DESCRIPTION OF THE TASK: Give every line of the data again, unchanged, but with no pictures.

COLLECTED MATERIAL:
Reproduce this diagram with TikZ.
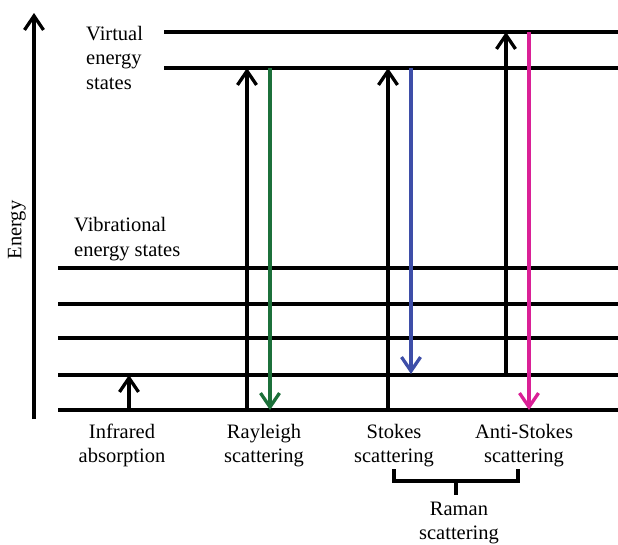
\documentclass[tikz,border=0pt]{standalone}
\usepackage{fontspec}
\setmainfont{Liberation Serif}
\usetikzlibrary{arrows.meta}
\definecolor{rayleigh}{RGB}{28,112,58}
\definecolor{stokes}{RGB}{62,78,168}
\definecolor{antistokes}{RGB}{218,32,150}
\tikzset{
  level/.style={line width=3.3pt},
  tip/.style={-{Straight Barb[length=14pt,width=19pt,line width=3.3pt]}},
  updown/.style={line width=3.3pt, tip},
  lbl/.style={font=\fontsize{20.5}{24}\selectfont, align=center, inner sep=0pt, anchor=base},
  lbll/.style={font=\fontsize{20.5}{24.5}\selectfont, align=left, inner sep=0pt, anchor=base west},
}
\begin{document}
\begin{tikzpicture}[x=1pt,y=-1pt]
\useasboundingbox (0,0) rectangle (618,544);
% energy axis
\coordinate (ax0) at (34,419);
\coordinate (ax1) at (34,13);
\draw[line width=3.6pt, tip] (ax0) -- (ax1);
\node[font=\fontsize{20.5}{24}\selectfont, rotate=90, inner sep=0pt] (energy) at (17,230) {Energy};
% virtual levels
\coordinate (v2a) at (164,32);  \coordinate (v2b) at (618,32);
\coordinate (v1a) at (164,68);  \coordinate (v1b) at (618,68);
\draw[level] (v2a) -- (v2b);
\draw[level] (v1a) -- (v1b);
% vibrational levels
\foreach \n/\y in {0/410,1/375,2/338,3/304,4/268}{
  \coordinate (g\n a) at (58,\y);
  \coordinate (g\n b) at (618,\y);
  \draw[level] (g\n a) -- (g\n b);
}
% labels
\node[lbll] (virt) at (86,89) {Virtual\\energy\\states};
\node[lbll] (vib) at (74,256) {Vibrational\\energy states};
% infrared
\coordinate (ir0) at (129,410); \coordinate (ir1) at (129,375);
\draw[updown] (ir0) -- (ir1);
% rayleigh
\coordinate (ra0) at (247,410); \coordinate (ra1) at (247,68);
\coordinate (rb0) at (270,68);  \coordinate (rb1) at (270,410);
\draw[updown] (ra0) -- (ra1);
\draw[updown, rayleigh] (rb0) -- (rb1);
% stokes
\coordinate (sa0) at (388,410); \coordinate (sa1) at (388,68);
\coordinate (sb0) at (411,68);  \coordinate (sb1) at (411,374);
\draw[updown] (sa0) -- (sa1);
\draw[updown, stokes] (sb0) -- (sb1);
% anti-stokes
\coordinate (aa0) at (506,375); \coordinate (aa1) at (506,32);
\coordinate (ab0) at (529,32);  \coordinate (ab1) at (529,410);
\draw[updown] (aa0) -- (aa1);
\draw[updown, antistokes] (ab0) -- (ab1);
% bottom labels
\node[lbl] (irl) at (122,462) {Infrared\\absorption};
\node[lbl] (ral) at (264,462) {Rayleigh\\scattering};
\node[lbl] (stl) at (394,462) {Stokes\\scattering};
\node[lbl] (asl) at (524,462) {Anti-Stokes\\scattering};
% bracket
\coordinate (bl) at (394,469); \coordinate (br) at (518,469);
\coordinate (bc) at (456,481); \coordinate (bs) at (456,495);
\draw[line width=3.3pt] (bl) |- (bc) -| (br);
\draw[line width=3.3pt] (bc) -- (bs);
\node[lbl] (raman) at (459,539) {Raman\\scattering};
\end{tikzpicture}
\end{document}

EXPECTED ANSWER:
Reproduce this diagram with TikZ.
\documentclass[tikz,border=0pt]{standalone}
\usepackage{fontspec}
\setmainfont{Liberation Serif}
\usetikzlibrary{arrows.meta}
\definecolor{rayleigh}{RGB}{28,112,58}
\definecolor{stokes}{RGB}{62,78,168}
\definecolor{antistokes}{RGB}{218,32,150}
\tikzset{
  level/.style={line width=3.3pt},
  tip/.style={-{Straight Barb[length=14pt,width=19pt,line width=3.3pt]}},
  updown/.style={line width=3.3pt, tip},
  lbl/.style={font=\fontsize{20.5}{24}\selectfont, align=center, inner sep=0pt, anchor=base},
  lbll/.style={font=\fontsize{20.5}{24.5}\selectfont, align=left, inner sep=0pt, anchor=base west},
}
\begin{document}
\begin{tikzpicture}[x=1pt,y=-1pt]
\useasboundingbox (0,0) rectangle (618,544);
% energy axis
\coordinate (ax0) at (34,419);
\coordinate (ax1) at (34,13);
\draw[line width=3.6pt, tip] (ax0) -- (ax1);
\node[font=\fontsize{20.5}{24}\selectfont, rotate=90, inner sep=0pt] (energy) at (17,230) {Energy};
% virtual levels
\coordinate (v2a) at (164,32);  \coordinate (v2b) at (618,32);
\coordinate (v1a) at (164,68);  \coordinate (v1b) at (618,68);
\draw[level] (v2a) -- (v2b);
\draw[level] (v1a) -- (v1b);
% vibrational levels
\foreach \n/\y in {0/410,1/375,2/338,3/304,4/268}{
  \coordinate (g\n a) at (58,\y);
  \coordinate (g\n b) at (618,\y);
  \draw[level] (g\n a) -- (g\n b);
}
% labels
\node[lbll] (virt) at (86,89) {Virtual\\energy\\states};
\node[lbll] (vib) at (74,256) {Vibrational\\energy states};
% infrared
\coordinate (ir0) at (129,410); \coordinate (ir1) at (129,375);
\draw[updown] (ir0) -- (ir1);
% rayleigh
\coordinate (ra0) at (247,410); \coordinate (ra1) at (247,68);
\coordinate (rb0) at (270,68);  \coordinate (rb1) at (270,410);
\draw[updown] (ra0) -- (ra1);
\draw[updown, rayleigh] (rb0) -- (rb1);
% stokes
\coordinate (sa0) at (388,410); \coordinate (sa1) at (388,68);
\coordinate (sb0) at (411,68);  \coordinate (sb1) at (411,374);
\draw[updown] (sa0) -- (sa1);
\draw[updown, stokes] (sb0) -- (sb1);
% anti-stokes
\coordinate (aa0) at (506,375); \coordinate (aa1) at (506,32);
\coordinate (ab0) at (529,32);  \coordinate (ab1) at (529,410);
\draw[updown] (aa0) -- (aa1);
\draw[updown, antistokes] (ab0) -- (ab1);
% bottom labels
\node[lbl] (irl) at (122,462) {Infrared\\absorption};
\node[lbl] (ral) at (264,462) {Rayleigh\\scattering};
\node[lbl] (stl) at (394,462) {Stokes\\scattering};
\node[lbl] (asl) at (524,462) {Anti-Stokes\\scattering};
% bracket
\coordinate (bl) at (394,469); \coordinate (br) at (518,469);
\coordinate (bc) at (456,481); \coordinate (bs) at (456,495);
\draw[line width=3.3pt] (bl) |- (bc) -| (br);
\draw[line width=3.3pt] (bc) -- (bs);
\node[lbl] (raman) at (459,539) {Raman\\scattering};
\end{tikzpicture}
\end{document}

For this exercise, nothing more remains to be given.